La grande frousse du PVVIH, continuer son traitement dans un camp de déplacés

Depuis quelques mois, l’insécurité qui sévit en Haïti connait une proportion alarmante. La violence des groupes armés ne fait pas de quartier. Une telle situation entraine un déplacement massif de la population. Plusieurs familles émigrent vers les provinces ou vont se réfugier dans les camps de déplacés.
Selon le dernier rapport publié par l’Organisation Internationale de la Migration (OIM), en septembre 2024, plus de 700 000 personnes, dont plus de la moitié d’enfants, sont aujourd'hui déplacées à l'intérieur du pays. Des chiffres montrent une augmentation de 22 % du nombre de déplacés internes à l'intérieur du pays depuis le mois de juin. Au nombre de ces déplacés : vieillards, personnes vivant avec un handicap, femmes enceintes, PVVIH, enfants sont confrontés à des situations infrahumaines.
Casimir Myrtho, une jeune femme infectée par le virus de immuno‑déficience humaine (VIH) depuis plus de 19 ans, est mère de deux enfants. Elle habitait la rue de l’Enterrement, au Centre‑Ville de Port‑au‑Prince. En un cillement, sa maison est partie en flamme avec tout ce qu’elle contenait. Aujourd’hui, elle est logée au camp des déplacés du ministère de la Communication, au Bois Verna. PVVIH, Myrtho reconnait que suivre son traitement dans un camp de déplacés s’avère difficile.
« Pour prendre ses antirétroviraux (ARV) dans un abri n’est pas chose facile pour nous, PVVIH. Certaines personnes sont obligées de changer les pilules de récipients ou de les consommer lorsqu’elles investissent les rues. Moi, je le fais en toute discrétion parce que les autres déplacés sont très curieux. Ils posent toujours des questions pour connaitre la raison des prises de médicaments. Certaines fois, je les fais passer pour des médicaments contre les douleurs asthmatiques ou ceux assurant le bienêtre de l’enfant que je porte, vu que je suis également enceinte », explique Myrtho.
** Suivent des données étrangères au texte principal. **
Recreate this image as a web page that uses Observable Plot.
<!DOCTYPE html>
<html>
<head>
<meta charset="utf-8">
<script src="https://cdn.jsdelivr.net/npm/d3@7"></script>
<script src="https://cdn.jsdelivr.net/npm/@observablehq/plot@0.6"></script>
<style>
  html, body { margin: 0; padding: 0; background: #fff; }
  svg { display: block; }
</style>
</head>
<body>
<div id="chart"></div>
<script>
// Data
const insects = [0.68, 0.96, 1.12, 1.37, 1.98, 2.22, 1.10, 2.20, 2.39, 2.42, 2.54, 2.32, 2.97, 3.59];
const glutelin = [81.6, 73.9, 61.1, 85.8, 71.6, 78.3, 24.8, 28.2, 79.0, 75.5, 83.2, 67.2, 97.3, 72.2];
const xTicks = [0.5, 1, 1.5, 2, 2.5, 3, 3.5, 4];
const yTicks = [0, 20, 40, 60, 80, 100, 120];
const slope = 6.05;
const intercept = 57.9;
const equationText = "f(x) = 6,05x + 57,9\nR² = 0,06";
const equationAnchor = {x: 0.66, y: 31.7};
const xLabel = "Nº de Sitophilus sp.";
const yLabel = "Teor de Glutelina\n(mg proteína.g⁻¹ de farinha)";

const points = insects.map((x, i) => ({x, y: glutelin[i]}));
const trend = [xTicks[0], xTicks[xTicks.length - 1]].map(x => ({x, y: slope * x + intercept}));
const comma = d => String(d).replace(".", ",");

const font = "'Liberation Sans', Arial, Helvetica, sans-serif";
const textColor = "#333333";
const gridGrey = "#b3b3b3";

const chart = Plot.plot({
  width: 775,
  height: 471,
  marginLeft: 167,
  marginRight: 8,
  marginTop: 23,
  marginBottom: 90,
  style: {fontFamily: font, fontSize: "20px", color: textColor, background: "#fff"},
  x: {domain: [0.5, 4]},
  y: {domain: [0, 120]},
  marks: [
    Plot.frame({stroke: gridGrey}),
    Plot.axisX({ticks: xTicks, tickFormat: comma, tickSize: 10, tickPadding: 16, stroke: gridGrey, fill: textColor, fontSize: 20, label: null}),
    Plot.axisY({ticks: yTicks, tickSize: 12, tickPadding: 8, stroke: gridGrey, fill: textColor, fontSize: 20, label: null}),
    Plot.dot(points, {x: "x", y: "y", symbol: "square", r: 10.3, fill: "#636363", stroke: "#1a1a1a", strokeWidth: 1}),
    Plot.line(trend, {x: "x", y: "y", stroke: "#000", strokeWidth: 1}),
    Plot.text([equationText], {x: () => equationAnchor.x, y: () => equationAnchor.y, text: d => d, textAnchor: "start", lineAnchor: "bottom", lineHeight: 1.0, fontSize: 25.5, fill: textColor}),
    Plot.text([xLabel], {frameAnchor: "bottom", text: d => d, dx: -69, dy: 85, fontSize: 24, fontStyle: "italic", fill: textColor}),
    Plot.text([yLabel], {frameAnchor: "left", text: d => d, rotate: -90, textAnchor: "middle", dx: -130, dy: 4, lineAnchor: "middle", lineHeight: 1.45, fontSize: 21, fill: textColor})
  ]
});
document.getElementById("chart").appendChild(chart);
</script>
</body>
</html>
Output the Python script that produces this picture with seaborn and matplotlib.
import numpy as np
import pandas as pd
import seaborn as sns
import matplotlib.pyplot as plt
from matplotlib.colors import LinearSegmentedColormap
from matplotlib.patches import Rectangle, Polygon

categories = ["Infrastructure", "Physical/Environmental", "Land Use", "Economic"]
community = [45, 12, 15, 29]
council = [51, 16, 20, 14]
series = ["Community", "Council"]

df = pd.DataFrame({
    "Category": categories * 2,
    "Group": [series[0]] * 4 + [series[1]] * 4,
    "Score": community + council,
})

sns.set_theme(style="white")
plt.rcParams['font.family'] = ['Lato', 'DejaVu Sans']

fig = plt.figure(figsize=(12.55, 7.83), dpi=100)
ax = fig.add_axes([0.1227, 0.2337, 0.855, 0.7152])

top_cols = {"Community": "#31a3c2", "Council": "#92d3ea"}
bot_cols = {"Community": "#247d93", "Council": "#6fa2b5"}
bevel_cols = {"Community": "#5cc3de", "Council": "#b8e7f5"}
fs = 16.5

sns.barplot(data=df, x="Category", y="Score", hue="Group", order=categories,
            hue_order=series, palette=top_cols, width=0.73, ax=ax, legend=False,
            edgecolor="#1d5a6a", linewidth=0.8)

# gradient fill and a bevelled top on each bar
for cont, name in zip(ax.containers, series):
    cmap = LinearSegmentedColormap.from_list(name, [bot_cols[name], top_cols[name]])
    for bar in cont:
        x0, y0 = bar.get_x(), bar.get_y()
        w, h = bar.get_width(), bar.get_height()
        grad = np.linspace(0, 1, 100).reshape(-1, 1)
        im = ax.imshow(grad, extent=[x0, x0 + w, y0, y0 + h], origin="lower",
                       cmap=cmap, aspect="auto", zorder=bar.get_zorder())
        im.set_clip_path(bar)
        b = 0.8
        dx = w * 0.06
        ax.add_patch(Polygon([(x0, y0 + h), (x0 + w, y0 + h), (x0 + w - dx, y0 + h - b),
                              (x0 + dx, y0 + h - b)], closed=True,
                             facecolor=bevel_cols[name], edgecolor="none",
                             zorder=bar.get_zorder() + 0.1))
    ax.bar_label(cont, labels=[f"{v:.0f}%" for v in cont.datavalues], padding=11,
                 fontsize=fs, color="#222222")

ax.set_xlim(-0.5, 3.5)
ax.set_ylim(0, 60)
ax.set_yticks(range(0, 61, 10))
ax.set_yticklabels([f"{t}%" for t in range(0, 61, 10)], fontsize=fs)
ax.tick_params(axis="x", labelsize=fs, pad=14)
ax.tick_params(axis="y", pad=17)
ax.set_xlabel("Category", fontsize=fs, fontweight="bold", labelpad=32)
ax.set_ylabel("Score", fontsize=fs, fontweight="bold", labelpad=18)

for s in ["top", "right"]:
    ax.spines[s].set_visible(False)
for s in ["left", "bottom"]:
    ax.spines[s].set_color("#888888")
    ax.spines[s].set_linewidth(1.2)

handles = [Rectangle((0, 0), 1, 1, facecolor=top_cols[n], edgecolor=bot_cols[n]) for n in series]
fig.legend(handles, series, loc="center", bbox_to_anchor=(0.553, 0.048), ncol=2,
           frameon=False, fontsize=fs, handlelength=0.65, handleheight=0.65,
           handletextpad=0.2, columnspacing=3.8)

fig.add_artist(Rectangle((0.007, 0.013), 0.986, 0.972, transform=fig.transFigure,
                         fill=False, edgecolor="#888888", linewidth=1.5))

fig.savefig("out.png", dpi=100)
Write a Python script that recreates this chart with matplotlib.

« La discrimination et la stigmatisation sont toujours au rendez‑vous. Bien que je ne sois pas frappée par ces phénomènes, je prends toujours soin de cacher mon statut sérologique. Je dois être prudente vu je ne sais quelle réaction les locataires de ces lieux pourraient avoir face à une telle découverte », poursuit‑elle

Membre de l’Association des Femmes Infectées et Affectées par le VIH (AFIAVIH), depuis 2016, cette artisane avoue ne pas avoir trop de difficultés pour s’approvisionner en ARV. Les responsables de cette structure s’assurent toujours que ses membres suivent normalement leur traitement. Cependant, Myrtho fait face à une situation déplorable dans ce camp.
« Jamais, pas un seul jour j’ai pensé que j’allais traverser une telle impasse dans ma vie. Je suis enceinte de plusieurs mois, pourtant je n’arrive pas à me reposer vraiment. Lorsqu’il pleut, c’est un calvaire. Je dois rester debout, attendre que ça passe pour ensuite sécher le sol et étendre une couverture pour dormir. Une situation qui peut avoir de graves conséquences sur ma grossesse. Mais hélas, je n’y peux rien », se désole Myrtho.
La nutrition joue un rôle très important dans le fonctionnement du système immunitaire de tout être humain, encore plus chez les PVVIH. Puisque l’infection au VIH affaiblit le système immunitaire de la personne infectée, elle a des répercussions sur l’état nutritionnel de celle‑ci. De ce fait, une alimentation équilibrée est essentielle pour le bien‑être des PVVIH. Mais pour Myrtho cette recommandation est loin d’être observée.
« La réalité au camp du ministère de la Communication est vraiment critique. L’eau et la nourriture sont rares. Je n’arrive pas à me nourrir convenablement vu que je n’entreprends aucune activité économique. C’est grâce au support continu et inconditionnel des responsables de l’AFFIAVIH que j’arrive à survivre. Lorsqu’on distribue des plats chauds au camp, la quantité de nourriture emboîtée est toujours insuffisante, c’est une péripétie pour en avoir un », se plaint‑elle.
Casimir Myrtho est loin d’être la seule PVVIH à vivre ces moments sombres, nombreux sont ceux qui lancent un cri de désespoir tout en espérant regagner leur demeure dans un temps record.